Le problème de l'intolérance aux statines et des problèmes musculaires a fait l'objet de nombreuses controverses et survient chez 10 à 25 % des patients, ce qui est loin d'être simple quand on sait que ce sont des molécules diminuant la mortalité de façon très significative par exemple en prévention secondaire. Dans l'étude GAUSS, 511 patients avec une histoire d'intolérance aux statines due à des problèmes musculaires, comme par exemple des myalgies, ont été suivis. Après une phase A (placebo vs atorvastatine), les patients qui avaient des plaintes 'intolérables' musculaires sous statines et pas sous placebo, ont été randomisés entre evolocumab (injection sous-cutanée mensuelle) et ézétimibe.

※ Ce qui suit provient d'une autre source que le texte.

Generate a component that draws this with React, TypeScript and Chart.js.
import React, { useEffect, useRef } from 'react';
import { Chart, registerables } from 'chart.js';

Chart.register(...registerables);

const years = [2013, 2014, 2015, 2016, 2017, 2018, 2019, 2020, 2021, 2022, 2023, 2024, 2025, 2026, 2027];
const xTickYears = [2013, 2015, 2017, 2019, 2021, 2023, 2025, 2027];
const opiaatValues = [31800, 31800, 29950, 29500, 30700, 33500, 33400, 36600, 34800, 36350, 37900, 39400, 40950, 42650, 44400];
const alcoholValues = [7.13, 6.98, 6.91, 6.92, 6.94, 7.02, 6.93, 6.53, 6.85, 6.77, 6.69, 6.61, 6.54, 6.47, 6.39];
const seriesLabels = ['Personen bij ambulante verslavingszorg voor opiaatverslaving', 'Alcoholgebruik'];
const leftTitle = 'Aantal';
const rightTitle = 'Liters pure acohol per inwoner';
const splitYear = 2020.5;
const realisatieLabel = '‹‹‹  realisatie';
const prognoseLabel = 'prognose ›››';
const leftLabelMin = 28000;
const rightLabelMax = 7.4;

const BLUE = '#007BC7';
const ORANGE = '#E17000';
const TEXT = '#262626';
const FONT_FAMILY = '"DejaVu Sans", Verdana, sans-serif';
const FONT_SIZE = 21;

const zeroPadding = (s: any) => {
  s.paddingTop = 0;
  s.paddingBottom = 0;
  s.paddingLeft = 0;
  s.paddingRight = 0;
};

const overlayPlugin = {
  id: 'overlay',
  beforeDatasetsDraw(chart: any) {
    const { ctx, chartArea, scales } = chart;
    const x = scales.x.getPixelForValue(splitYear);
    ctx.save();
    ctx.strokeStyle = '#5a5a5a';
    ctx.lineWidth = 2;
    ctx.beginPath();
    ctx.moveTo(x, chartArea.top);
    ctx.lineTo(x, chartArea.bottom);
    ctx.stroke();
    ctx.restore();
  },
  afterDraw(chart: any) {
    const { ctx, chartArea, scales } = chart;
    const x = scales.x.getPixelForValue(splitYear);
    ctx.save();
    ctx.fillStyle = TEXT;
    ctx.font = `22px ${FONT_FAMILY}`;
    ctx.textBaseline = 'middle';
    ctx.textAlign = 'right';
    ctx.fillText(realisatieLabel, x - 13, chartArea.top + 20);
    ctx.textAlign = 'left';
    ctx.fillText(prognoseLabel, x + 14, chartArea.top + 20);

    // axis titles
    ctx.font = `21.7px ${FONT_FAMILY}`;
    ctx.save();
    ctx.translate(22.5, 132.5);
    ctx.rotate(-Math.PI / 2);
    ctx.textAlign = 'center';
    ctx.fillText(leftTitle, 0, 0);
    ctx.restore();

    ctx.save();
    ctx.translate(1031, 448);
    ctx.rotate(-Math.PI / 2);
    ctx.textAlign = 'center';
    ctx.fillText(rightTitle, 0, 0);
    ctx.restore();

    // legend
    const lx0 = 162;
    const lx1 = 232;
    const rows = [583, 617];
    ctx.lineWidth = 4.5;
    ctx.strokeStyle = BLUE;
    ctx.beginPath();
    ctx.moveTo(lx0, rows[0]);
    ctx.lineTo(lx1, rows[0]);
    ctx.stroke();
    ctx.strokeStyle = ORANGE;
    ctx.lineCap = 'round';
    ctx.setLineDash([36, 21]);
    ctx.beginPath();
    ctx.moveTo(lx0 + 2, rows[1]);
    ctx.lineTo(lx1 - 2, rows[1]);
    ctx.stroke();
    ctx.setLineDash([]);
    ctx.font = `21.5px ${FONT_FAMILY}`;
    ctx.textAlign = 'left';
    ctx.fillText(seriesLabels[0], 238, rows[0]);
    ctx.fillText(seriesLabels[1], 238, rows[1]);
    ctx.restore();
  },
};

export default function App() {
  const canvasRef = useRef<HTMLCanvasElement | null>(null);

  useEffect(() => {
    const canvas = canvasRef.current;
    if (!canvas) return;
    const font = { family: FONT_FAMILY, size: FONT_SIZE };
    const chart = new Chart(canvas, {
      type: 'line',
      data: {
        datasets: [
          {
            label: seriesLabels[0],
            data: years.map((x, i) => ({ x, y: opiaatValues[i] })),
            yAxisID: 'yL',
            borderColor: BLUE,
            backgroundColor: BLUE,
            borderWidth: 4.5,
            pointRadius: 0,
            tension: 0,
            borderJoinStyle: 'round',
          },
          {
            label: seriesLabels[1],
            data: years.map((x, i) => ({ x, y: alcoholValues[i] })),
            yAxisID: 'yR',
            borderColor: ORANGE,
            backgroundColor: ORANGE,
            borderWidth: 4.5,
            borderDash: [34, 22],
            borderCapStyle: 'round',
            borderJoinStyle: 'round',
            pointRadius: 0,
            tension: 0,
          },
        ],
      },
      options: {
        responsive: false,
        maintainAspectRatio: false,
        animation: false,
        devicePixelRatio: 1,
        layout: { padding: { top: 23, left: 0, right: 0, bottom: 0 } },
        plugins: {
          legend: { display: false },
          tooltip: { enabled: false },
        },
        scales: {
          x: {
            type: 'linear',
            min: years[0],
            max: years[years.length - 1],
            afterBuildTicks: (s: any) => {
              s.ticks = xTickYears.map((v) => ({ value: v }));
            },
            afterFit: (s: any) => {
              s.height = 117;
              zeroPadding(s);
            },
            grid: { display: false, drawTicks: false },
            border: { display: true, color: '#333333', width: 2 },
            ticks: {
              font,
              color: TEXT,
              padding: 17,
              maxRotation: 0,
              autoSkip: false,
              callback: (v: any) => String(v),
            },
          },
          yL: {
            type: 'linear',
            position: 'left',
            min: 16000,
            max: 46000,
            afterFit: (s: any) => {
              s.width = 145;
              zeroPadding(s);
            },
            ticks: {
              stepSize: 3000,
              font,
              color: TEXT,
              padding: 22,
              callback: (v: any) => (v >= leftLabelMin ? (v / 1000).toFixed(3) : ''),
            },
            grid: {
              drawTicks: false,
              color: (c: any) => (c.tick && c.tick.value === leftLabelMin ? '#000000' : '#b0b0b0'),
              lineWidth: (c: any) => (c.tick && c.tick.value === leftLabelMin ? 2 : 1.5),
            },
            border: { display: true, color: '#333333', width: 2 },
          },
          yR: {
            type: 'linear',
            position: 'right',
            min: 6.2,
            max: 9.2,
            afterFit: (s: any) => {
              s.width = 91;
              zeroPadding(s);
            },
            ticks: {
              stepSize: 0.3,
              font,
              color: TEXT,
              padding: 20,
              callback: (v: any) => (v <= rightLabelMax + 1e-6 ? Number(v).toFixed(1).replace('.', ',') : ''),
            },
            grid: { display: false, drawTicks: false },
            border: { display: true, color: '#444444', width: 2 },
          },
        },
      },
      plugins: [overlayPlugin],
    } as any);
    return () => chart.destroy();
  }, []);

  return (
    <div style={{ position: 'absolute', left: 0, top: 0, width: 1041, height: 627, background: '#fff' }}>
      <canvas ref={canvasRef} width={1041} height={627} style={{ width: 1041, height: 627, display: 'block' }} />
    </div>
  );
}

Après un follow-up de 24 semaines, l'inhibiteur de la PCSK9 entrainait une réduction du LDL cholestérol de 53 %, supérieure à ce qu'on obtenait avec l'ézétimibe de 17 %. Sur le plan musculaire, 23,3 % des patients rapportaient des plaintes musculaires (myalgie, douleur ou faiblesse) sous ézétimibe (6,8 % d'arrêt du traitement pour raisons musculaires) contre 17,2 % sous evolocumab (7,6 % d'arrêt) dans cette population très sélectionnée. Dans ODYSSEY 'ALTERNATIVE' toujours chez des patients intolérants aux statines, on a observé moins de plaintes musculaires dans le groupe alirocumab par rapport au groupe atorvastatine (32,5 % vs 46 %) alors que dans le groupe ézétimibe, 41 % étaient trouvés assez proche finalement du groupe statine.

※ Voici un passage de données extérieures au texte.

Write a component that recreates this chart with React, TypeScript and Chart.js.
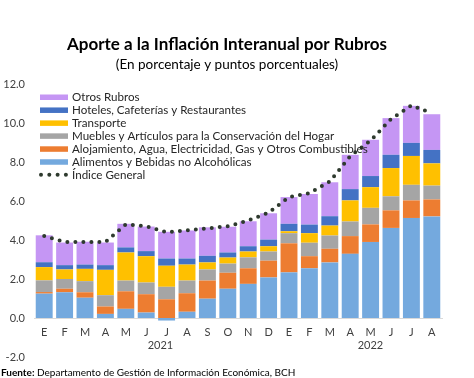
import React, { useEffect, useRef } from "react";
import { Chart, registerables } from "chart.js";

Chart.register(...registerables);

const months = ["E", "F", "M", "A", "M", "J", "J", "A", "S", "O", "N", "D", "E", "F", "M", "A", "M", "J", "J", "A"];
const yearLabels = ["2021", "2022"];

const alimentos = [1.25, 1.32, 1.04, 0.21, 0.47, 0.28, -0.13, 0.32, 0.99, 1.5, 1.75, 2.08, 2.34, 2.55, 2.85, 3.29, 3.9, 4.62, 5.13, 5.21];
const alojamiento = [0.08, 0.18, 0.28, 0.38, 0.9, 0.94, 0.96, 0.95, 0.93, 0.82, 0.8, 0.86, 1.49, 0.62, 0.7, 0.91, 0.9, 0.9, 0.9, 0.87];
const muebles = [0.6, 0.5, 0.57, 0.58, 0.55, 0.6, 0.64, 0.65, 0.57, 0.47, 0.56, 0.47, 0.52, 0.69, 0.68, 0.75, 0.85, 0.72, 0.8, 0.71];
const transporte = [0.68, 0.49, 0.63, 1.3, 1.44, 1.35, 1.08, 0.82, 0.36, 0.31, 0.3, 0.27, 0.1, 0.49, 0.51, 1.08, 1.06, 1.45, 1.48, 1.14];
const hoteles = [0.25, 0.22, 0.22, 0.24, 0.26, 0.26, 0.37, 0.31, 0.34, 0.26, 0.27, 0.34, 0.38, 0.44, 0.48, 0.58, 0.57, 0.68, 0.67, 0.69];
const otros = [1.38, 1.16, 1.17, 1.16, 1.21, 1.26, 1.37, 1.44, 1.46, 1.32, 1.28, 1.35, 1.37, 1.57, 1.74, 1.76, 1.86, 1.88, 1.9, 1.83];
const indiceGeneral = [4.2, 3.9, 3.9, 3.9, 4.8, 4.7, 4.4, 4.5, 4.6, 4.7, 5.0, 5.4, 6.2, 6.4, 7.0, 8.3, 9.1, 10.2, 10.9, 10.5];

const FONT = "Lato, 'Open Sans', sans-serif";
const TEXT = "#262626";
const LINE_COLOR = "#2E3A2E";

const barSeries = [
  { label: "Alimentos y Bebidas no Alcohólicas", data: alimentos, color: "#74A9DE" },
  { label: "Alojamiento, Agua, Electricidad, Gas y Otros Combustibles", data: alojamiento, color: "#ED7D31" },
  { label: "Muebles y Artículos para la Conservación del Hogar", data: muebles, color: "#A5A5A5" },
  { label: "Transporte", data: transporte, color: "#FFC000" },
  { label: "Hoteles, Cafeterías y Restaurantes", data: hoteles, color: "#4472C4" },
  { label: "Otros Rubros", data: otros, color: "#C596F4" },
];

const decorPlugin = {
  id: "decor",
  afterDraw(chart: any) {
    const ctx = chart.ctx as CanvasRenderingContext2D;
    ctx.save();
    // Title
    ctx.fillStyle = "#000";
    ctx.textAlign = "center";
    ctx.textBaseline = "middle";
    ctx.font = `bold 17px ${FONT}`;
    ctx.fillText("Aporte a la Inflación Interanual por Rubros", 227, 45);
    ctx.font = `13.5px ${FONT}`;
    ctx.fillText("(En porcentaje y puntos porcentuales)", 227, 65);

    // Legend
    const dsets = chart.data.datasets;
    const items: any[] = [];
    for (let i = barSeries.length - 1; i >= 0; i--) items.push({ label: dsets[i].label, color: dsets[i].backgroundColor, line: false });
    const ld = dsets[barSeries.length];
    items.push({ label: ld.label, color: ld.borderColor, line: true });
    ctx.textAlign = "left";
    ctx.font = `11.6px ${FONT}`;
    items.forEach((it, k) => {
      const y = 97 + k * 12.95;
      if (it.line) {
        ctx.fillStyle = it.color;
        for (let d = 0; d < 4; d++) {
          ctx.beginPath();
          ctx.arc(41 + d * 8.3, y, 2, 0, Math.PI * 2);
          ctx.fill();
        }
      } else {
        ctx.fillStyle = it.color;
        ctx.fillRect(40, y - 2.5, 28, 5.5);
      }
      ctx.fillStyle = TEXT;
      ctx.fillText(it.label, 72, y + 0.5);
    });

    // Year labels
    const xs = chart.scales.x;
    ctx.textAlign = "center";
    ctx.font = `11px ${FONT}`;
    ctx.fillStyle = "#404040";
    const groups = [
      { label: yearLabels[0], from: 0, to: 11 },
      { label: yearLabels[1], from: 12, to: 19 },
    ];
    groups.forEach((g) => {
      const x = (xs.getPixelForValue(g.from) + xs.getPixelForValue(g.to)) / 2 + (g.from === 0 ? 4 : 10);
      ctx.fillText(g.label, x, 345);
    });

    // Source
    ctx.textAlign = "left";
    ctx.fillStyle = "#000";
    ctx.font = `bold 10px ${FONT}`;
    const f = "Fuente:";
    ctx.fillText(f, 1, 372.5);
    const w = ctx.measureText(f).width;
    ctx.font = `10px ${FONT}`;
    ctx.fillText(" Departamento de Gestión de Información Económica, BCH", 1 + w, 372.5);
    ctx.restore();
  },
};

export default function App() {
  const ref = useRef<HTMLCanvasElement | null>(null);
  useEffect(() => {
    if (!ref.current) return;
    const datasets: any[] = barSeries.map((s) => ({
      type: "bar",
      label: s.label,
      data: s.data,
      backgroundColor: s.color,
      borderWidth: 0,
      stack: "rubros",
      order: 1,
      barPercentage: 0.83,
      categoryPercentage: 1,
    }));
    datasets.push({
      type: "line",
      label: "Índice General",
      data: indiceGeneral,
      borderColor: LINE_COLOR,
      backgroundColor: LINE_COLOR,
      borderWidth: 4,
      borderDash: [0, 8],
      borderCapStyle: "round",
      pointRadius: 0,
      tension: 0,
      stack: "indice",
      order: 0,
    });
    const chart = new Chart(ref.current, {
      type: "bar",
      data: { labels: months, datasets },
      options: {
        animation: false,
        responsive: false,
        layout: { padding: { left: 0, right: 32, top: 84, bottom: 21 } },
        plugins: { legend: { display: false }, tooltip: { enabled: false }, title: { display: false } },
        scales: {
          x: {
            stacked: true,
            position: { y: 0 } as any,
            grid: { display: false, drawTicks: false },
            border: { display: true, color: "#D9D9D9", width: 1 },
            ticks: { color: "#404040", font: { size: 11, family: FONT }, padding: 8, maxRotation: 0, autoSkip: false },
          },
          y: {
            stacked: true,
            min: -2,
            max: 12,
            grid: { display: false, drawTicks: false },
            border: { display: false },
            afterFit: (scale: any) => {
              scale.width = 34;
            },
            ticks: {
              stepSize: 2,
              color: "#404040",
              font: { size: 11, family: FONT },
              padding: 9,
              callback: (v: any) => Number(v).toFixed(1),
            },
          },
        },
      },
      plugins: [decorPlugin],
    });
    return () => chart.destroy();
  }, []);
  return (
    <div style={{ position: "absolute", left: 0, top: 0, width: 474, height: 378, background: "#fff" }}>
      <canvas ref={ref} width={474} height={378} />
    </div>
  );
}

Dans ODYSSEY 'LONG TERM', 1 553 patients à risque cardiovasculaire élevé et recevant déjà une statine à la dose maximale supportée ont été traité par alirocumab (une injection sous-cutanée / 2 semaines) et comparé à 788 patients avec un placebo: une réduction de 61 % du LDL cholestérol se traduisait par une réduction de 48 % de la survenue d'événements cardiovasculaires, même si on peut estimer que l'étude n'était pas assez puissante pour le démontrer (pas assez d'évènements et donc analyse post-hoc, le critère principal d'investigation étant la réduction du cholestérol). Des chiffres comparables (réduction de 53 % à un an) ont été trouvés dans les études OSLER 1 et 2 avec l'evolocumab (2 976 patients comparés à 1 489 sous placebo, en plus du traitement standard: 70 % étaient sous statines, 13 % sous ézétimibe) qui entrainait une réduction du LDL cholestérol de 61 %, ce qui est fort encourageant même si la critique de cette étude est la même: pas assez d'évènements survenus durant le follow-up de un an pour une étude dont le end-point principal n'était pas clinique mais 'lipidique'.

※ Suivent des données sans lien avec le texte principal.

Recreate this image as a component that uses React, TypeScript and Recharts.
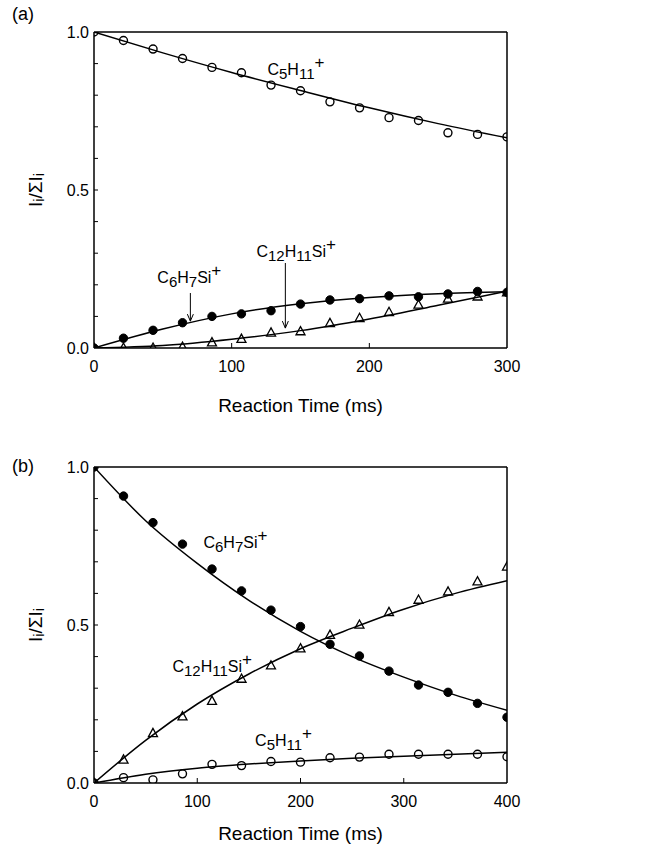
import React from 'react';
import { ComposedChart, Line, Scatter, XAxis, YAxis, ReferenceLine, ReferenceDot } from 'recharts';

const FONT = '"Liberation Sans", Arial, Helvetica, sans-serif';

// ---------- Panel (a) data ----------
const timesA = [0, 21.4, 42.9, 64.3, 85.7, 107.1, 128.6, 150, 171.4, 192.9, 214.3, 235.7, 257.1, 278.6, 300];
const aC5H11 = [1.0, 0.973, 0.946, 0.916, 0.888, 0.871, 0.832, 0.814, 0.779, 0.76, 0.729, 0.72, 0.681, 0.676, 0.668];
const aC6H7Si = [0, 0.031, 0.056, 0.08, 0.1, 0.108, 0.118, 0.139, 0.152, 0.156, 0.165, 0.162, 0.171, 0.179, 0.176];
const aC12H11Si = [0, 0, 0, 0.003, 0.017, 0.028, 0.048, 0.052, 0.078, 0.094, 0.113, 0.136, 0.155, 0.162, 0.175];

const fitTimesA = [0, 50, 100, 150, 200, 250, 300];
const fitAC5H11 = [1.0, 0.934, 0.872, 0.815, 0.76, 0.71, 0.665];
const fitAC6H7Si = [0, 0.06, 0.108, 0.14, 0.16, 0.172, 0.178];
const fitAC12H11Si = [0, 0.008, 0.028, 0.055, 0.092, 0.135, 0.18];

// ---------- Panel (b) data ----------
const timesB = [0, 28.6, 57.1, 85.7, 114.3, 142.9, 171.4, 200, 228.6, 257.1, 285.7, 314.3, 342.9, 371.4, 400];
const bC6H7Si = [1.0, 0.908, 0.824, 0.756, 0.677, 0.608, 0.547, 0.495, 0.439, 0.402, 0.354, 0.31, 0.287, 0.252, 0.208];
const bC12H11Si = [0, 0.073, 0.157, 0.21, 0.259, 0.329, 0.371, 0.425, 0.468, 0.5, 0.54, 0.579, 0.605, 0.637, 0.684];
const bC5H11 = [0, 0.017, 0.01, 0.029, 0.059, 0.055, 0.068, 0.066, 0.08, 0.082, 0.091, 0.091, 0.091, 0.091, 0.083];

const fitTimesB = [0, 50, 100, 150, 200, 250, 300, 350, 400];
const fitBC6H7Si = [1.0, 0.83, 0.695, 0.578, 0.48, 0.4, 0.335, 0.278, 0.23];
const fitBC12H11Si = [0, 0.135, 0.25, 0.345, 0.425, 0.49, 0.55, 0.6, 0.64];
const fitBC5H11 = [0, 0.028, 0.047, 0.06, 0.07, 0.078, 0.085, 0.091, 0.097];

// ---------- Ticks and labels ----------
const yTicks = [0, 0.1, 0.2, 0.3, 0.4, 0.5, 0.6, 0.7, 0.8, 0.9, 1.0];
const yLabelTicks = [0, 0.5, 1.0];
const xTicksA = [0, 100, 200, 300];
const xTicksB = [0, 100, 200, 300, 400];
const xTitle = 'Reaction Time (ms)';

type Part = { s: string; k?: 'sub' | 'sup' };
const F_C5H11: Part[] = [{ s: 'C' }, { s: '5', k: 'sub' }, { s: 'H' }, { s: '11', k: 'sub' }, { s: '+', k: 'sup' }];
const F_C6H7Si: Part[] = [{ s: 'C' }, { s: '6', k: 'sub' }, { s: 'H' }, { s: '7', k: 'sub' }, { s: 'Si' }, { s: '+', k: 'sup' }];
const F_C12H11Si: Part[] = [{ s: 'C' }, { s: '12', k: 'sub' }, { s: 'H' }, { s: '11', k: 'sub' }, { s: 'Si' }, { s: '+', k: 'sup' }];

const zip = (ts: number[], vs: number[]) => ts.map((t, i) => ({ t, v: vs[i] }));

const Formula = ({ x, y, parts, size = 16 }: { x: number; y: number; parts: Part[]; size?: number }) => {
  let off = 0;
  return (
    <text x={x} y={y} fontSize={size} fontFamily={FONT} fill="#000">
      {parts.map((p, i) => {
        const target = p.k === 'sub' ? 4 : p.k === 'sup' ? -7 : 0;
        const dy = target - off;
        off = target;
        return (
          <tspan key={i} dy={dy} fontSize={p.k === 'sub' ? size - 1 : p.k === 'sup' ? size + 1 : size}>
            {p.s}
          </tspan>
        );
      })}
    </text>
  );
};

const YTick = (props: any) => {
  const { x, y, payload } = props;
  const v = payload.value as number;
  const showLabel = yLabelTicks.some((m) => Math.abs(m - v) < 1e-6);
  return (
    <g>
      {v > 0.001 && v < 0.999 && <line x1={x} x2={x + 4} y1={y} y2={y} stroke="#000" strokeWidth={1} />}
      {showLabel && (
        <text x={x - 5} y={y} textAnchor="end" dominantBaseline="central" fontSize={16} fontFamily={FONT} fill="#000">
          {v.toFixed(1)}
        </text>
      )}
    </g>
  );
};

const makeXTick = (max: number) => (props: any) => {
  const { x, y, payload } = props;
  const v = payload.value as number;
  return (
    <g>
      {v > 0 && v < max && <line x1={x} x2={x} y1={y} y2={y - 5} stroke="#000" strokeWidth={1} />}
      <text x={x} y={y + 18} textAnchor="middle" dominantBaseline="central" fontSize={16} fontFamily={FONT} fill="#000">
        {v}
      </text>
    </g>
  );
};

const XTitle = (offset: number) => (props: any) => {
  const vb = props.viewBox;
  return (
    <text x={vb.x + vb.width / 2} y={vb.y + offset} textAnchor="middle" dominantBaseline="central" fontSize={19} fontFamily={FONT} fill="#000">
      {xTitle}
    </text>
  );
};

const YTitle = (props: any) => {
  const vb = props.viewBox;
  const cx = 35;
  const cy = vb.y + vb.height / 2;
  return (
    <text
      x={cx}
      y={cy}
      transform={`rotate(-90 ${cx} ${cy})`}
      textAnchor="middle"
      dominantBaseline="central"
      fontSize={19}
      fontFamily={FONT}
      fill="#000"
    >
      <tspan>I</tspan>
      <tspan dy={4} fontSize={14}>i</tspan>
      <tspan dy={-4}>/ΣI</tspan>
      <tspan dy={4} fontSize={14}>i</tspan>
    </text>
  );
};

const OpenCircle = (p: any) => <circle cx={p.cx} cy={p.cy} r={4} fill="none" stroke="#000" strokeWidth={1.4} />;
const FilledCircle = (p: any) => <circle cx={p.cx} cy={p.cy} r={4.2} fill="#000" stroke="#000" strokeWidth={1} />;
const OpenTriangle = (p: any) => (
  <polygon
    points={`${p.cx},${p.cy - 5} ${p.cx - 4.5},${p.cy + 3.2} ${p.cx + 4.5},${p.cy + 3.2}`}
    fill="none"
    stroke="#000"
    strokeWidth={1.3}
  />
);

const Arrow = (p: any) => {
  const { x1, y1, x2, y2 } = p;
  return (
    <g>
      <line x1={x1} y1={y1} x2={x2} y2={y2} stroke="#000" strokeWidth={1} />
      <path d={`M ${x2 - 3} ${y2 - 7} L ${x2} ${y2} L ${x2 + 3} ${y2 - 7}`} fill="none" stroke="#000" strokeWidth={1} />
    </g>
  );
};

const formulaLabel = (parts: Part[]) => (props: any) => {
  const vb = props.viewBox;
  return <Formula x={vb.x} y={vb.y} parts={parts} />;
};

const axisStroke = { stroke: '#000', strokeWidth: 1.5 };

export default function App() {
  return (
    <div style={{ position: 'absolute', left: 0, top: 0, width: 646, height: 846, background: '#fff' }}>
      <div style={{ position: 'absolute', left: 12, top: 4, fontSize: 18, fontFamily: FONT }}>(a)</div>
      <div style={{ position: 'absolute', left: 12, top: 456, fontSize: 18, fontFamily: FONT }}>(b)</div>

      <div style={{ position: 'absolute', left: 0, top: 0 }}>
        <ComposedChart width={646} height={420} margin={{ top: 32, right: 139, bottom: 0, left: 0 }}>
          <XAxis
            dataKey="t"
            type="number"
            domain={[0, 300]}
            ticks={xTicksA}
            tickSize={0}
            tickMargin={0}
            height={72}
            axisLine={axisStroke}
            tickLine={false}
            tick={makeXTick(300)}
            label={{ content: XTitle(57) }}
            allowDataOverflow
          />
          <YAxis
            type="number"
            domain={[0, 1]}
            ticks={yTicks}
            width={94}
            tickSize={0}
            tickMargin={0}
            axisLine={axisStroke}
            tickLine={false}
            tick={YTick}
            interval={0}
            label={{ content: YTitle }}
            allowDataOverflow
          />
          <ReferenceLine y={1} stroke="#000" strokeWidth={1.5} />
          <ReferenceLine x={300} stroke="#000" strokeWidth={1.5} />

          <Line data={zip(fitTimesA, fitAC5H11)} dataKey="v" type="monotone" dot={false} activeDot={false} stroke="#000" strokeWidth={1.5} isAnimationActive={false} />
          <Line data={zip(fitTimesA, fitAC6H7Si)} dataKey="v" type="monotone" dot={false} activeDot={false} stroke="#000" strokeWidth={1.5} isAnimationActive={false} />
          <Line data={zip(fitTimesA, fitAC12H11Si)} dataKey="v" type="monotone" dot={false} activeDot={false} stroke="#000" strokeWidth={1.5} isAnimationActive={false} />

          <Scatter data={zip(timesA, aC5H11)} dataKey="v" shape={OpenCircle} isAnimationActive={false} />
          <Scatter data={zip(timesA, aC6H7Si)} dataKey="v" shape={FilledCircle} isAnimationActive={false} />
          <Scatter data={zip(timesA, aC12H11Si)} dataKey="v" shape={OpenTriangle} isAnimationActive={false} />

          <ReferenceLine segment={[{ x: 70, y: 0.174 }, { x: 70, y: 0.085 }]} shape={Arrow} />
          <ReferenceLine segment={[{ x: 139, y: 0.269 }, { x: 139, y: 0.063 }]} shape={Arrow} />

          <ReferenceDot x={126} y={0.864} r={0} fill="none" stroke="none" label={{ content: formulaLabel(F_C5H11) }} />
          <ReferenceDot x={46} y={0.206} r={0} fill="none" stroke="none" label={{ content: formulaLabel(F_C6H7Si) }} />
          <ReferenceDot x={118} y={0.288} r={0} fill="none" stroke="none" label={{ content: formulaLabel(F_C12H11Si) }} />
        </ComposedChart>
      </div>

      <div style={{ position: 'absolute', left: 0, top: 430 }}>
        <ComposedChart width={646} height={416} margin={{ top: 37, right: 139, bottom: 0, left: 0 }}>
          <XAxis
            dataKey="t"
            type="number"
            domain={[0, 400]}
            ticks={xTicksB}
            tickSize={0}
            tickMargin={0}
            height={63}
            axisLine={axisStroke}
            tickLine={false}
            tick={makeXTick(400)}
            label={{ content: XTitle(50) }}
            allowDataOverflow
          />
          <YAxis
            type="number"
            domain={[0, 1]}
            ticks={yTicks}
            width={94}
            tickSize={0}
            tickMargin={0}
            axisLine={axisStroke}
            tickLine={false}
            tick={YTick}
            interval={0}
            label={{ content: YTitle }}
            allowDataOverflow
          />
          <ReferenceLine y={1} stroke="#000" strokeWidth={1.5} />
          <ReferenceLine x={400} stroke="#000" strokeWidth={1.5} />

          <Line data={zip(fitTimesB, fitBC6H7Si)} dataKey="v" type="monotone" dot={false} activeDot={false} stroke="#000" strokeWidth={1.5} isAnimationActive={false} />
          <Line data={zip(fitTimesB, fitBC12H11Si)} dataKey="v" type="monotone" dot={false} activeDot={false} stroke="#000" strokeWidth={1.5} isAnimationActive={false} />
          <Line data={zip(fitTimesB, fitBC5H11)} dataKey="v" type="monotone" dot={false} activeDot={false} stroke="#000" strokeWidth={1.5} isAnimationActive={false} />

          <Scatter data={zip(timesB, bC6H7Si)} dataKey="v" shape={FilledCircle} isAnimationActive={false} />
          <Scatter data={zip(timesB, bC12H11Si)} dataKey="v" shape={OpenTriangle} isAnimationActive={false} />
          <Scatter data={zip(timesB, bC5H11)} dataKey="v" shape={OpenCircle} isAnimationActive={false} />

          <ReferenceDot x={106} y={0.744} r={0} fill="none" stroke="none" label={{ content: formulaLabel(F_C6H7Si) }} />
          <ReferenceDot x={76} y={0.351} r={0} fill="none" stroke="none" label={{ content: formulaLabel(F_C12H11Si) }} />
          <ReferenceDot x={156} y={0.117} r={0} fill="none" stroke="none" label={{ content: formulaLabel(F_C5H11) }} />
        </ComposedChart>
      </div>
    </div>
  );
}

La réduction escomptée est donc une réduction du risque cardiovasculaire de l'ordre de 50 %, comme le montre la figure 2 tirée du travail de D. Waters (Circulation Research 2015). Ce sont assez logiquement les patients avec un taux de départ très élevé qui diminuent le plus leur taux de LDL cholestérol. Quant à la question de savoir si des taux 'très bas' ne seraient pas délétères, il semble que les patients chez qui on obtenait des taux inférieurs à 25 mg/dL n'avaient pas plus de complications que les patients avec des taux supérieurs. Le principe de diminuer au plus le LDL cholestérol même s'il peut paraitre 'agressif' semble donc attractif toujours si on veut réduire au plus le risque cardiovasculaire.

De nombreuses données continuent à s'accumuler avec cette nouvelle classe thérapeutique mais la principale remarque à l'heure actuelle est de prouver par une étude basée non plus sur une réduction du LDL cholestérol mais par une étude surtout visant des end-points principaux cliniques (réduction d'évènements cardiovasculaires voir mortalité), l'utilité de ces médicaments apparemment fort séduisants sur le plan physiopathologique. La question de l'aspect coût / bénéfice clinique devra être envisagée car le côté financier prend de plus en plus d'importance en médecine, ce n'est un secret pour personne et toutes les molécules innovantes arrivant sur le marché sont confrontées avec ce dilemme.